Most importantly, Bluefly found that its most loyal customer is a woman in her early to mid-30s, with household income of $75,000 annually, who tends to live in urban areas, reads fashion magazines, such as Vogue and In Style, and is shopping for leading-edge looks.
“In our survey of 30,000 users, we found that 10 percent of our best customers use the site daily; 50 percent of them use it weekly, and 75 percent of the group visit us monthly,” Morris said about those shoppers who have made purchases at Bluefly.com. “Also, 69 percent of nonpurchasers coming to the site visit at least once a month.”
Besides the deep blue hues, version 3.0 of Bluefly — previously relaunched in July 1999 — features a landing pad with larger product images, plus a fresh section called New@Bluefly, designed to appeal to the company’s primary purchasers. Not surprisingly, Bluefly has learned that its best customers are also the ones most interested in shopping the e-tail site’s newest arrivals. The New@Bluefly feature will be updated daily, as new stock comes in, according to Morris.
Like the landing pad, the main pages, or entries to the Web site’s women’s, men’s, children’s, house and gifts categories, display larger images than earlier editions of Bluefly and are placed on fields of white, set off by sky blue backgrounds. The lighter shades and bigger images make the product pop.
While the turf on Bluefly’s landing pad is divided into square and rectangular blocks that call Mondrian to mind, the main pages for the e-tailer’s merchandise categories are split vertically, in thirds, a Web design trend that has caught on recently in fashion portals, including one now being developed for the Fashion Institute of Technology by London-based interactive creative agency Deepend NY.

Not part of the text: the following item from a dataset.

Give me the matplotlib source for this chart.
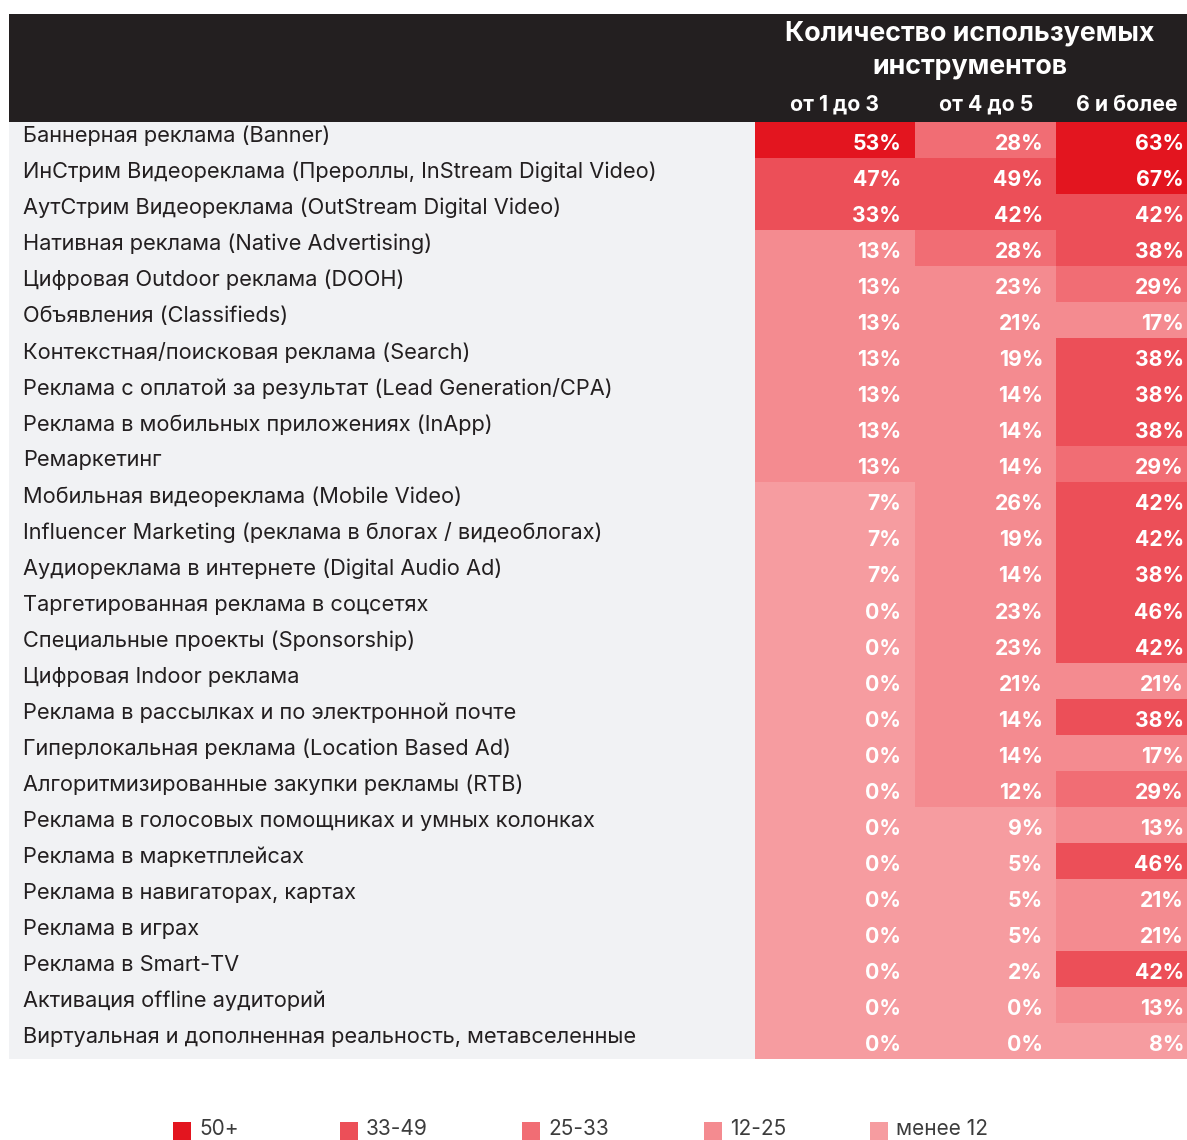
import matplotlib
matplotlib.use("Agg")
import matplotlib.pyplot as plt

plt.rcParams['font.family'] = ['Inter', 'DejaVu Sans']

categories = [
    "Баннерная реклама (Banner)",
    "ИнСтрим Видеореклама (Прероллы, InStream Digital Video)",
    "АутСтрим Видеореклама (OutStream Digital Video)",
    "Нативная реклама (Native Advertising)",
    "Цифровая Outdoor реклама (DOOH)",
    "Объявления (Classifieds)",
    "Контекстная/поисковая реклама (Search)",
    "Реклама с оплатой за результат (Lead Generation/CPA)",
    "Реклама в мобильных приложениях (InApp)",
    "Ремаркетинг",
    "Мобильная видеореклама (Mobile Video)",
    "Influencer Marketing (реклама в блогах / видеоблогах)",
    "Аудиореклама в интернете (Digital Audio Ad)",
    "Таргетированная реклама в соцсетях",
    "Специальные проекты (Sponsorship)",
    "Цифровая Indoor реклама",
    "Реклама в рассылках и по электронной почте",
    "Гиперлокальная реклама (Location Based Ad)",
    "Алгоритмизированные закупки рекламы (RTB)",
    "Реклама в голосовых помощниках и умных колонках",
    "Реклама в маркетплейсах",
    "Реклама в навигаторах, картах",
    "Реклама в играх",
    "Реклама в Smart-TV",
    "Активация offline аудиторий",
    "Виртуальная и дополненная реальность, метавселенные",
]

col_1_3 = [53, 47, 33, 13, 13, 13, 13, 13, 13, 13, 7, 7, 7, 0, 0, 0, 0, 0, 0, 0, 0, 0, 0, 0, 0, 0]
col_4_5 = [28, 49, 42, 28, 23, 21, 19, 14, 14, 14, 26, 19, 14, 23, 23, 21, 14, 14, 12, 9, 5, 5, 5, 2, 0, 0]
col_6p = [63, 67, 42, 38, 29, 17, 38, 38, 38, 29, 42, 42, 38, 46, 42, 21, 38, 17, 29, 13, 46, 21, 21, 42, 13, 8]

column_labels = ["от 1 до 3", "от 4 до 5", "6 и более"]
header_title = ["Количество используемых", "инструментов"]
legend_labels = ["50+", "33-49", "25-33", "12-25", "менее 12"]
legend_colors = ["#E3151F", "#EC4F58", "#F16D74", "#F48B90", "#F69CA0"]

def cell_color(v):
    if v >= 50:
        return legend_colors[0]
    if v >= 33:
        return legend_colors[1]
    if v >= 27:
        return legend_colors[2]
    if v >= 12:
        return legend_colors[3]
    return legend_colors[4]

W, H = 1187, 1140
fig = plt.figure(figsize=(W / 100, H / 100), dpi=100)
ax = fig.add_axes([0, 0, 1, 1])
ax.set_xlim(0, W)
ax.set_ylim(H, 0)
ax.axis('off')

top_hdr, top_tab, bot_tab = 14, 122, 1059
left = 9
col_edges = [755, 915, 1056, 1187]
text_right = [901, 1043, 1184]
n = len(categories)
rh = (bot_tab - top_tab) / n

# header band
ax.add_patch(plt.Rectangle((left, top_hdr), W - left, top_tab - top_hdr, color="#231F20", lw=0))
# label background
ax.add_patch(plt.Rectangle((left, top_tab), col_edges[0] - left, bot_tab - top_tab, color="#F1F2F4", lw=0))

hx = (col_edges[0] + col_edges[3]) / 2 - 1
ax.text(hx, 33, header_title[0], color="white", fontsize=19.3,
        fontweight="bold", ha="center", va="center")
ax.text(hx, 67, header_title[1], color="white", fontsize=19.3,
        fontweight="bold", ha="center", va="center")
centers = [835, 986, 1127]
for c, lab in zip(centers, column_labels):
    ax.text(c, 105, lab, color="white", fontsize=15.3, fontweight="bold", ha="center", va="center")

cols = [col_1_3, col_4_5, col_6p]
for j, vals in enumerate(cols):
    x0, x1 = col_edges[j], col_edges[j + 1]
    tops = [top_tab + i * rh for i in range(n)]
    ax.bar([x0] * n, [rh] * n, width=x1 - x0, bottom=tops, align='edge',
           color=[cell_color(v) for v in vals], linewidth=0)
    for i, v in enumerate(vals):
        ax.text(text_right[j], tops[i] + rh / 2 + 4, f"{v}%", color="white", fontsize=15.3,
                fontweight="bold", ha="right", va="center")

for i, lab in enumerate(categories):
    ax.text(23, top_tab + i * rh + rh / 2 - 4, lab, color="#231F20", fontsize=15.7,
            ha="left", va="center")

leg_x = [173, 340, 522, 704, 870]
for x, lab, c in zip(leg_x, legend_labels, legend_colors):
    ax.add_patch(plt.Rectangle((x, 1122), 18, 22, color=c, lw=0))
    ax.text(x + 26, 1139, lab, color="#3C3C3C", fontsize=15, ha="left", va="bottom")

fig.savefig("out.png", dpi=100, facecolor="white")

The broader design sensibility of the off-price Web site is spacious, sophisticated and streamlined, in contrast to its previous playfulness. But the new version reprises Bluefly’s retro-yet-modern flavor, a signature style it has extended to its ads — and one that has helped the brand to register with cybershoppers. Bluefly, a leader in meshing pieces of fashion content and commerce since going live in September 1998, has strengthened that point of view with the landing pad’s New@Bluefly feature, which follows users to the main page of the women’s area. It appears there on the left-hand column, atop a list of Great Deals, both of which are intended as alternatives to conventional search engines. The Great Deals are displayed by category or style: Super Sweater, Hot Legs, Casual Cool, Ebony & Ivory, and Clearance@Bluefly. The midsection of the women’s page offers the de rigueur search engines, driven by category and designer, and a Trends@Bluefly section, while the right-hand column highlights Hot Items.
Within the Trends@Bluefly area, Bluefly is tying in its off-line ads and promotions with its merchandise offer. For the Web site’s relaunch this week, for instance, the dot-com is spotlighting its “jetset@bluefly” campaign, whose tag line tells users “first class fashion, coach class prices” await them in-site, while posting links to the women’s, men’s and house areas.
“Our strongest appeal is to customers who are younger, on average, than those in traditional off-price stores,” Morris concluded, “and we are relaunching the site in hopes of better serving them.”